▶ **Exercise**: Do not copy the pictures; transcribe all other material exactly.

** START OF Given data **

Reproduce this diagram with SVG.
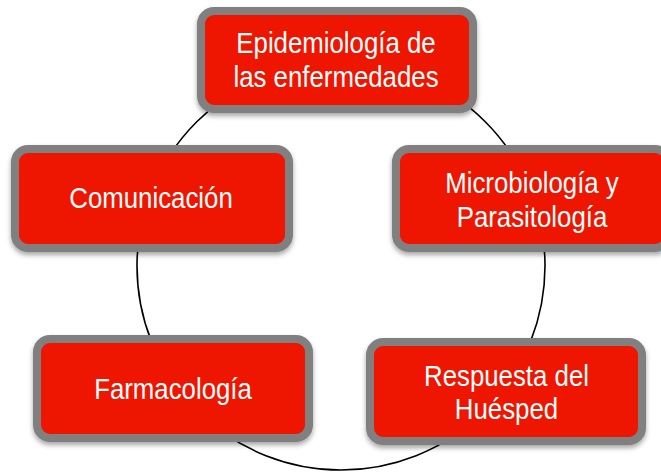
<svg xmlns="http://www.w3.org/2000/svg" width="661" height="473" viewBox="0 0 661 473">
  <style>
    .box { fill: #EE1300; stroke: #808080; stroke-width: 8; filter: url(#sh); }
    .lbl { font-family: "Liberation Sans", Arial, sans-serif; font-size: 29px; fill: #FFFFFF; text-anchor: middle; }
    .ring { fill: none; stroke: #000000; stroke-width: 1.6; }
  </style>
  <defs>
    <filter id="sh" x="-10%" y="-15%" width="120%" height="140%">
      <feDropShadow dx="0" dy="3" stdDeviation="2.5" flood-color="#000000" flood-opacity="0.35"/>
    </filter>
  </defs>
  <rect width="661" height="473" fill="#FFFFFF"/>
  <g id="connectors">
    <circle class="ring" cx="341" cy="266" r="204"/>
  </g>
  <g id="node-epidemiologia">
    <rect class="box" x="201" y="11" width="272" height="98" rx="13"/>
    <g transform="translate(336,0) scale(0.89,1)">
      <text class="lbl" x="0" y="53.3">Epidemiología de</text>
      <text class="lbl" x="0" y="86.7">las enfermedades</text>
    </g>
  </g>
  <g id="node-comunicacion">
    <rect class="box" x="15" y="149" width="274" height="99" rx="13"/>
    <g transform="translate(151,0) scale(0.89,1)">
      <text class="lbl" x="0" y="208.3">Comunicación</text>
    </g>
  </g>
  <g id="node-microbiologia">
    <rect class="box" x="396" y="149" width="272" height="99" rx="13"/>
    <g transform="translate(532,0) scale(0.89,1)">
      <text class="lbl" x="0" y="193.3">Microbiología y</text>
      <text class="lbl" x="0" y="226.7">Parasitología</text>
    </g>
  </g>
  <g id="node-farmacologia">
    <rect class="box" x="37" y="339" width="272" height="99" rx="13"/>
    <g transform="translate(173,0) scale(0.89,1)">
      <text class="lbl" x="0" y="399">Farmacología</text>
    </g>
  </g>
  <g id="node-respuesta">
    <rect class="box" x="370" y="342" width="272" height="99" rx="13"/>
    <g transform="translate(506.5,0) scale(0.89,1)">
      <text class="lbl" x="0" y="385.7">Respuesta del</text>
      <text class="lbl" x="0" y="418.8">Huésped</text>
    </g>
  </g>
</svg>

** END OF Given data **

▶ **Response to the exercise**:
Reproduce this diagram with SVG.
<svg xmlns="http://www.w3.org/2000/svg" width="661" height="473" viewBox="0 0 661 473">
  <style>
    .box { fill: #EE1300; stroke: #808080; stroke-width: 8; filter: url(#sh); }
    .lbl { font-family: "Liberation Sans", Arial, sans-serif; font-size: 29px; fill: #FFFFFF; text-anchor: middle; }
    .ring { fill: none; stroke: #000000; stroke-width: 1.6; }
  </style>
  <defs>
    <filter id="sh" x="-10%" y="-15%" width="120%" height="140%">
      <feDropShadow dx="0" dy="3" stdDeviation="2.5" flood-color="#000000" flood-opacity="0.35"/>
    </filter>
  </defs>
  <rect width="661" height="473" fill="#FFFFFF"/>
  <g id="connectors">
    <circle class="ring" cx="341" cy="266" r="204"/>
  </g>
  <g id="node-epidemiologia">
    <rect class="box" x="201" y="11" width="272" height="98" rx="13"/>
    <g transform="translate(336,0) scale(0.89,1)">
      <text class="lbl" x="0" y="53.3">Epidemiología de</text>
      <text class="lbl" x="0" y="86.7">las enfermedades</text>
    </g>
  </g>
  <g id="node-comunicacion">
    <rect class="box" x="15" y="149" width="274" height="99" rx="13"/>
    <g transform="translate(151,0) scale(0.89,1)">
      <text class="lbl" x="0" y="208.3">Comunicación</text>
    </g>
  </g>
  <g id="node-microbiologia">
    <rect class="box" x="396" y="149" width="272" height="99" rx="13"/>
    <g transform="translate(532,0) scale(0.89,1)">
      <text class="lbl" x="0" y="193.3">Microbiología y</text>
      <text class="lbl" x="0" y="226.7">Parasitología</text>
    </g>
  </g>
  <g id="node-farmacologia">
    <rect class="box" x="37" y="339" width="272" height="99" rx="13"/>
    <g transform="translate(173,0) scale(0.89,1)">
      <text class="lbl" x="0" y="399">Farmacología</text>
    </g>
  </g>
  <g id="node-respuesta">
    <rect class="box" x="370" y="342" width="272" height="99" rx="13"/>
    <g transform="translate(506.5,0) scale(0.89,1)">
      <text class="lbl" x="0" y="385.7">Respuesta del</text>
      <text class="lbl" x="0" y="418.8">Huésped</text>
    </g>
  </g>
</svg>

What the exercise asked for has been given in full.